▶ _Instructions to follow_
The material below includes pictures; leave them out and return only the lines between the line containing "Write a web" and the line containing "const legendColors = ['#5b98d6', '#ec7a35'];", inclusive, word for word.

▶ _Supplied entries_
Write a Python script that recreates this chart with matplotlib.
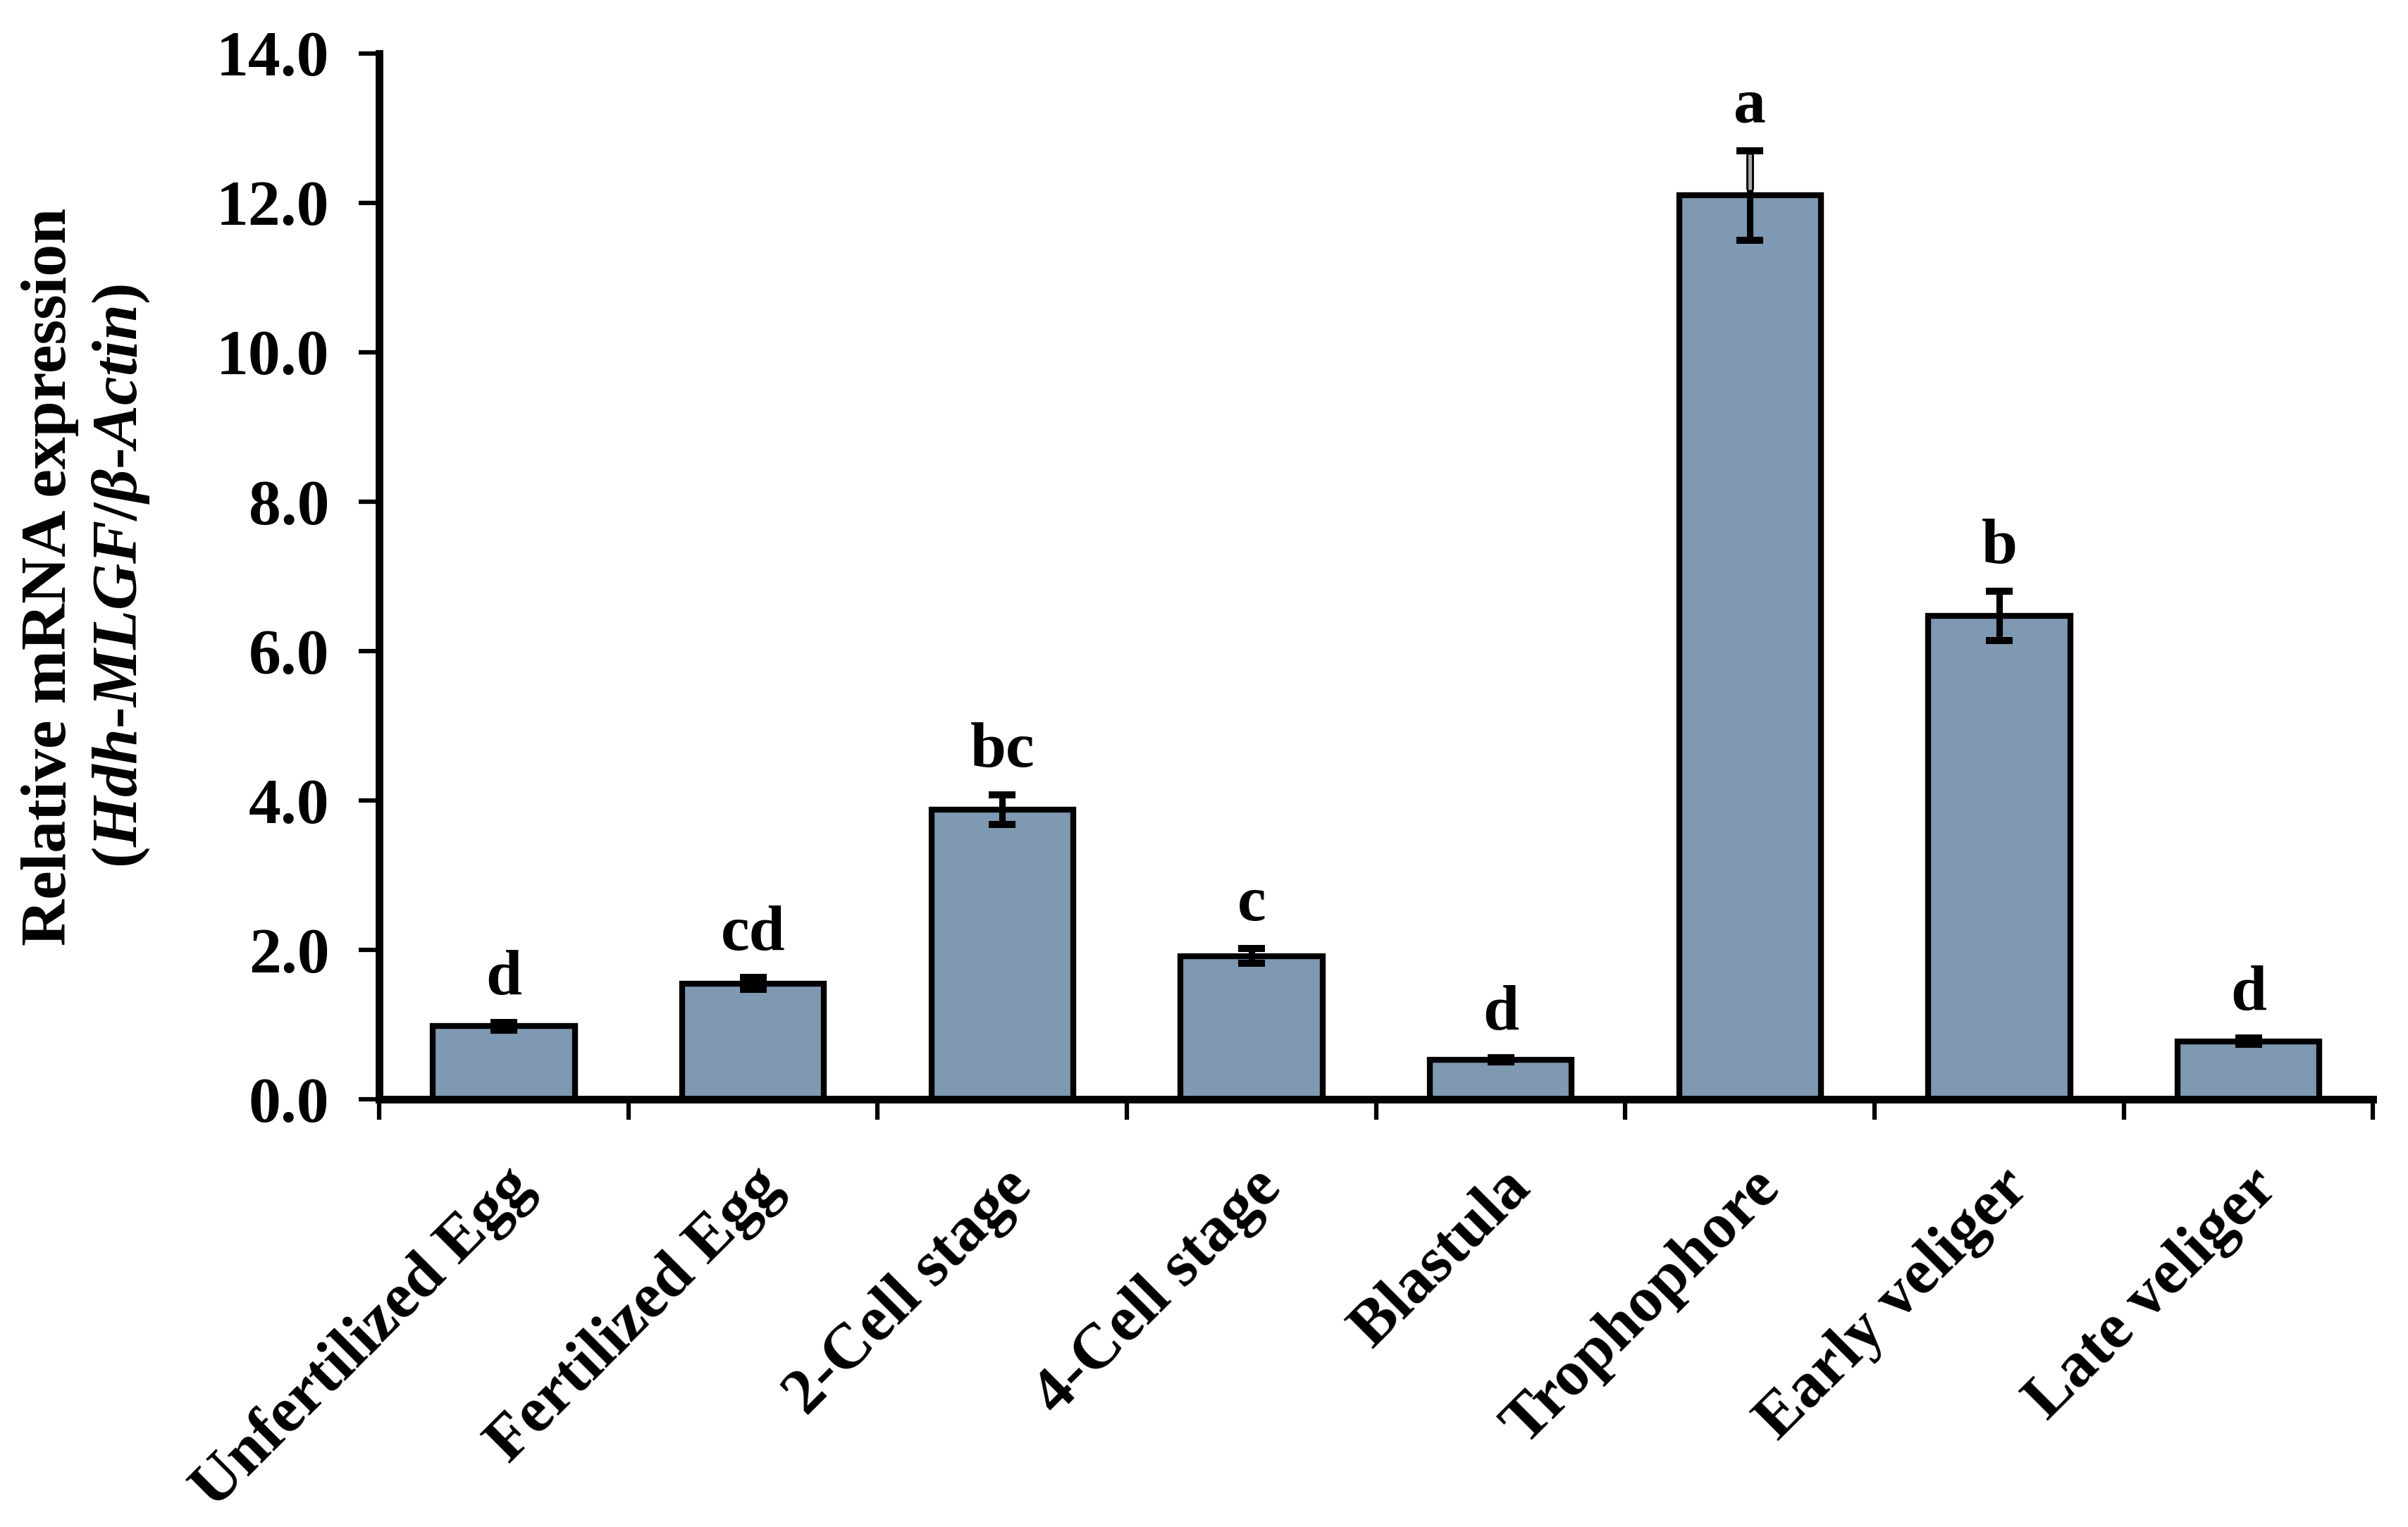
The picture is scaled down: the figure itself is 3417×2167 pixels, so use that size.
import numpy as np
import matplotlib.pyplot as plt
import matplotlib.patheffects as pe
from matplotlib.ticker import FormatStrFormatter

plt.rcParams['font.family'] = 'Liberation Serif'
plt.rcParams['font.weight'] = 'bold'
plt.rcParams['mathtext.fontset'] = 'custom'
plt.rcParams['mathtext.it'] = 'Liberation Serif:bold:italic'
plt.rcParams['mathtext.rm'] = 'Liberation Serif:bold'

stages = ["Unfertilized Egg", "Fertilized Egg", "2-Cell stage", "4-Cell stage",
          "Blastula", "Trophophore", "Early veliger", "Late veliger"]
expr = [0.98, 1.55, 3.88, 1.92, 0.53, 12.1, 6.47, 0.78]
err = [0.05, 0.08, 0.20, 0.10, 0.03, 0.60, 0.33, 0.04]
letters = ["d", "cd", "bc", "c", "d", "a", "b", "d"]

fs = 22

fig = plt.figure(figsize=(3417 / 300, 2167 / 300), dpi=300)
ax = fig.add_axes([0.1575, 0.280, 0.828, 0.685])

x = np.arange(len(stages)) + 0.5
ax.bar(x, expr, width=0.57, color='#7f99b3', edgecolor='black', linewidth=2.0, zorder=2)
ax.errorbar(x, expr, yerr=err, fmt='none', ecolor='black', elinewidth=2.2,
            capsize=4.5, capthick=2.4, zorder=3)

# the tallest bar's upper whisker is drawn grey with a black outline in the original
i = int(np.argmax(expr))
ax.vlines(x[i], expr[i] + 0.08, expr[i] + err[i] - 0.05, colors='#a6a6a6', linewidth=1.2,
          zorder=4, path_effects=[pe.Stroke(linewidth=2.6, foreground='black'), pe.Normal()])

for xi, yi, ei, lab in zip(x, expr, err, letters):
    ax.annotate(lab, (xi, yi + ei), xytext=(0, 5), textcoords='offset points',
                ha='center', va='bottom', fontsize=fs, fontweight='bold')

ax.set_xlim(0, 8)
ax.set_ylim(0, 14)
ax.set_yticks(np.arange(0, 14.1, 2))
ax.yaxis.set_major_formatter(FormatStrFormatter('%.1f'))
ax.set_xticks(np.arange(0, 9))
ax.set_xticklabels([])
ax.set_xticks(x, minor=True)
ax.set_xticklabels(stages, minor=True, rotation=45, ha='right', va='top',
                   rotation_mode='anchor', fontsize=fs, fontweight='bold')
ax.tick_params(axis='x', which='minor', length=0, pad=20)
ax.tick_params(axis='x', which='major', direction='out', length=7, width=1.5)
ax.tick_params(axis='y', direction='out', length=7, width=1.5, labelsize=fs, pad=10)

ax.spines['top'].set_visible(False)
ax.spines['right'].set_visible(False)
ax.spines['left'].set_linewidth(2.6)
ax.spines['bottom'].set_linewidth(2.6)

ax.set_ylabel("Relative mRNA expression\n($\\mathit{Hdh}$-$\\mathit{MLGF}$/$\\mathit{\u03b2}$-$\\mathit{Actin}$)",
              fontsize=fs, fontweight='bold', labelpad=22, linespacing=1.25)

plt.savefig("out.png", dpi=300)
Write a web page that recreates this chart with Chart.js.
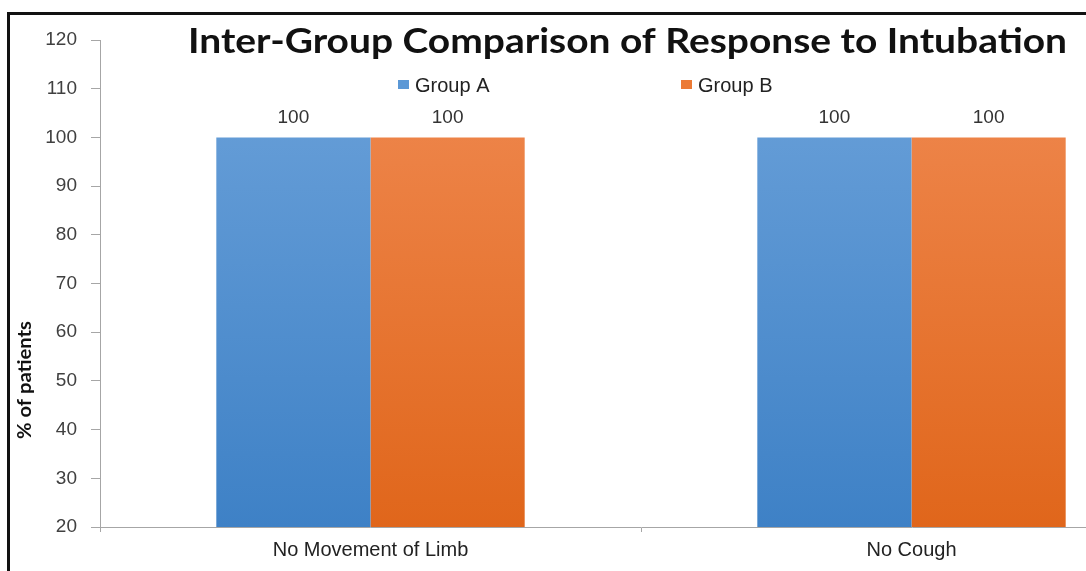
<!DOCTYPE html>
<html><head><meta charset="utf-8">
<script src="https://cdn.jsdelivr.net/npm/chart.js@4.4.1/dist/chart.umd.min.js"></script>
<style>
html,body{margin:0;padding:0;background:#fff;overflow:hidden;width:1086px;height:571px;}
#wrap{position:absolute;left:0;top:0;width:1200px;height:571px;}
#frame{position:absolute;left:7px;top:12px;width:1200px;height:600px;border-top:3px solid #111;border-left:3px solid #111;pointer-events:none;}
</style></head><body>
<div id="wrap"><canvas id="c" width="1200" height="571"></canvas></div>
<div id="frame"></div>
<script>
const categories = ['No Movement of Limb', 'No Cough'];
const seriesNames = ['Group A', 'Group B'];
const groupA = [100, 100];
const groupB = [100, 100];
const yMin = 20, yMax = 120, yStep = 10;
const titleText = 'Inter-Group Comparison of Response to Intubation';
const yTitleText = '% of patients';

function grad(top, bottom) {
  return (c) => {
    const ca = c.chart.chartArea;
    if (!ca) return top;
    const g = c.chart.ctx.createLinearGradient(0, ca.top, 0, ca.bottom);
    g.addColorStop(0, top);
    g.addColorStop(1, bottom);
    return g;
  };
}
const legendColors = ['#5b98d6', '#ec7a35'];

const overlay = {
  id: 'overlay',
  afterDatasetsDraw(chart) {
    const ctx = chart.ctx;
    ctx.save();
    // value labels
    ctx.font = '19px "Liberation Sans", Arial, sans-serif';
    ctx.fillStyle = '#333';
    ctx.textAlign = 'center';
    ctx.textBaseline = 'alphabetic';
    chart.data.datasets.forEach((ds, i) => {
      chart.getDatasetMeta(i).data.forEach((bar, j) => {
        ctx.fillText(String(ds.data[j]), bar.x, bar.y - 14);
      });
    });
    // title
    ctx.font = 'bold 35px Lato, sans-serif';
    const tw = ctx.measureText(titleText).width;
    ctx.save();
    ctx.translate(188, 53);
    ctx.scale(879 / tw, 1);
    ctx.textAlign = 'left';
    ctx.fillStyle = '#111';
    ctx.fillText(titleText, 0, 0);
    ctx.restore();
    // legend
    ctx.font = '20px "Liberation Sans", Arial, sans-serif';
    ctx.textAlign = 'left';
    chart.data.datasets.forEach((ds, i) => {
      const x = 398 + i * 283;
      ctx.fillStyle = legendColors[i];
      ctx.fillRect(x, 80, 11, 9);
      ctx.fillStyle = '#222';
      ctx.fillText(ds.label, x + 17, 92);
    });
    // y axis title
    ctx.font = 'bold 18px Lato, sans-serif';
    const yw = ctx.measureText(yTitleText).width;
    ctx.save();
    ctx.translate(31, 380);
    ctx.rotate(-Math.PI / 2);
    ctx.scale(118 / yw, 1);
    ctx.textAlign = 'center';
    ctx.fillStyle = '#111';
    ctx.fillText(yTitleText, 0, 0);
    ctx.restore();
    ctx.restore();
  }
};

new Chart(document.getElementById('c'), {
  type: 'bar',
  data: {
    labels: categories,
    datasets: [
      { label: seriesNames[0], data: groupA, backgroundColor: grad('#6ca2da', '#3e81c6') },
      { label: seriesNames[1], data: groupB, backgroundColor: grad('#f08a52', '#e0661b') }
    ]
  },
  options: {
    responsive: false,
    animation: false,
    devicePixelRatio: 1,
    layout: { padding: { top: 40, right: 18, left: 0, bottom: 0 } },
    datasets: { bar: { categoryPercentage: 0.57, barPercentage: 1.0 } },
    plugins: { legend: { display: false }, title: { display: false }, tooltip: { enabled: false } },
    scales: {
      x: {
        offset: true,
        grid: { offset: true, drawOnChartArea: false, drawTicks: true, tickLength: 5, color: '#a6a6a6' },
        border: { color: '#a6a6a6', width: 1 },
        ticks: { color: '#222', padding: 6, font: { family: '"Liberation Sans", Arial, sans-serif', size: 20 } },
        afterFit(s) { s.height = 44; }
      },
      y: {
        min: yMin, max: yMax,
        ticks: { stepSize: yStep, color: '#404040', padding: 14, font: { family: '"Liberation Sans", Arial, sans-serif', size: 19 } },
        grid: { drawOnChartArea: false, drawTicks: true, tickLength: 9, color: '#a6a6a6' },
        border: { color: '#a6a6a6', width: 1 },
        afterFit(s) { s.width = 100; }
      }
    }
  },
  plugins: [overlay]
});
</script>
</body></html>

▶ _Exercise answer_
Write a web page that recreates this chart with Chart.js.
<!DOCTYPE html>
<html><head><meta charset="utf-8">
<script src="https://cdn.jsdelivr.net/npm/chart.js@4.4.1/dist/chart.umd.min.js"></script>
<style>
html,body{margin:0;padding:0;background:#fff;overflow:hidden;width:1086px;height:571px;}
#wrap{position:absolute;left:0;top:0;width:1200px;height:571px;}
#frame{position:absolute;left:7px;top:12px;width:1200px;height:600px;border-top:3px solid #111;border-left:3px solid #111;pointer-events:none;}
</style></head><body>
<div id="wrap"><canvas id="c" width="1200" height="571"></canvas></div>
<div id="frame"></div>
<script>
const categories = ['No Movement of Limb', 'No Cough'];
const seriesNames = ['Group A', 'Group B'];
const groupA = [100, 100];
const groupB = [100, 100];
const yMin = 20, yMax = 120, yStep = 10;
const titleText = 'Inter-Group Comparison of Response to Intubation';
const yTitleText = '% of patients';

function grad(top, bottom) {
  return (c) => {
    const ca = c.chart.chartArea;
    if (!ca) return top;
    const g = c.chart.ctx.createLinearGradient(0, ca.top, 0, ca.bottom);
    g.addColorStop(0, top);
    g.addColorStop(1, bottom);
    return g;
  };
}
const legendColors = ['#5b98d6', '#ec7a35'];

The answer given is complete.